信任你的评判者:基于稳健奖励建模与强化学习的忠实图像编辑与生成
Trust Your Critic: Robust Reward Modeling and Reinforcement Learning for Faithful Image Editing and Generation
March 12, 2026
作者: Xiangyu Zhao, Peiyuan Zhang, Junming Lin, Tianhao Liang, Yuchen Duan, Shengyuan Ding, Changyao Tian, Yuhang Zang, Junchi Yan, Xue Yang
cs.AI
摘要
强化学习(RL)已成为提升图像编辑和文生图(T2I)生成能力的重要范式。然而,当前在强化学习中充当评判者的奖励模型常因产生幻觉而给出噪声评分,从而误导优化过程。本文提出FIRM(忠实图像奖励建模)框架,通过构建稳健的奖励模型为忠实图像生成与编辑提供精准可靠的指导。首先,我们设计了定制化的数据构建流程来创建高质量评分数据集:针对编辑任务采用执行度与一致性双重评估,而生成任务主要依据指令遵循度进行评判。基于此,我们收集了FIRM-Edit-370K和FIRM-Gen-293K数据集,并训练出能精准反映这些标准的专用奖励模型(FIRM-Edit-8B和FIRM-Gen-8B)。其次,我们推出专为编辑与生成评判设计的综合基准FIRM-Bench。评估表明,相较于现有指标,我们的模型与人类判断具有更高一致性。为进一步将评判机制无缝融入强化学习流程,我们提出创新的"基础-加成"奖励策略:针对编辑任务的"一致性调节执行度"(CME)和面向生成任务的"质量调节对齐度"(QMA)。基于该框架开发的FIRM-Qwen-Edit和FIRM-SD3.5模型实现了显著性能突破。综合实验表明,FIRM能有效抑制幻觉现象,在忠实度与指令遵循度方面为通用模型树立了新标杆。我们的全部数据集、模型及代码均已公开于https://firm-reward.github.io。
English
Reinforcement learning (RL) has emerged as a promising paradigm for enhancing image editing and text-to-image (T2I) generation. However, current reward models, which act as critics during RL, often suffer from hallucinations and assign noisy scores, inherently misguiding the optimization process. In this paper, we present FIRM (Faithful Image Reward Modeling), a comprehensive framework that develops robust reward models to provide accurate and reliable guidance for faithful image generation and editing. First, we design tailored data curation pipelines to construct high-quality scoring datasets. Specifically, we evaluate editing using both execution and consistency, while generation is primarily assessed via instruction following.
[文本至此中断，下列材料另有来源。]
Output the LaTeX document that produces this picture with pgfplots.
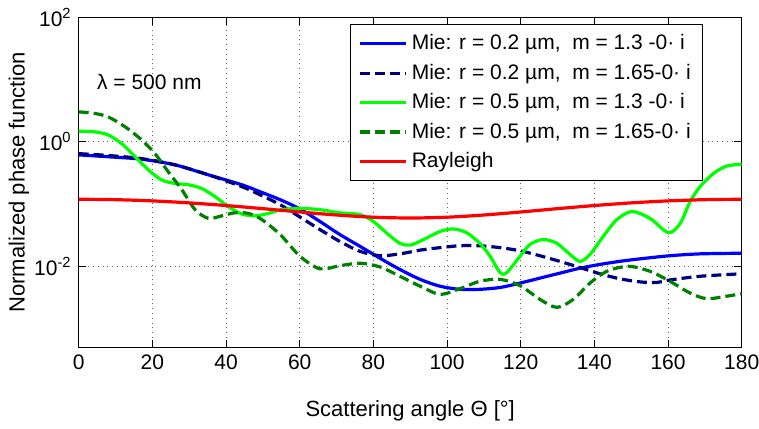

Using these pipelines, we collect the FIRM-Edit-370K and FIRM-Gen-293K datasets, and train specialized reward models (FIRM-Edit-8B and FIRM-Gen-8B) that accurately reflect these criteria. Second, we introduce FIRM-Bench, a comprehensive benchmark specifically designed for editing and generation critics. Evaluations demonstrate that our models achieve superior alignment with human judgment compared to existing metrics. Furthermore, to seamlessly integrate these critics into the RL pipeline, we formulate a novel "Base-and-Bonus" reward strategy that balances competing objectives: Consistency-Modulated Execution (CME) for editing and Quality-Modulated Alignment (QMA) for generation. Empowered by this framework, our resulting models FIRM-Qwen-Edit and FIRM-SD3.5 achieve substantial performance breakthroughs. Comprehensive experiments demonstrate that FIRM mitigates hallucinations, establishing a new standard for fidelity and instruction adherence over existing general models. All of our datasets, models, and code have been publicly available at https://firm-reward.github.io.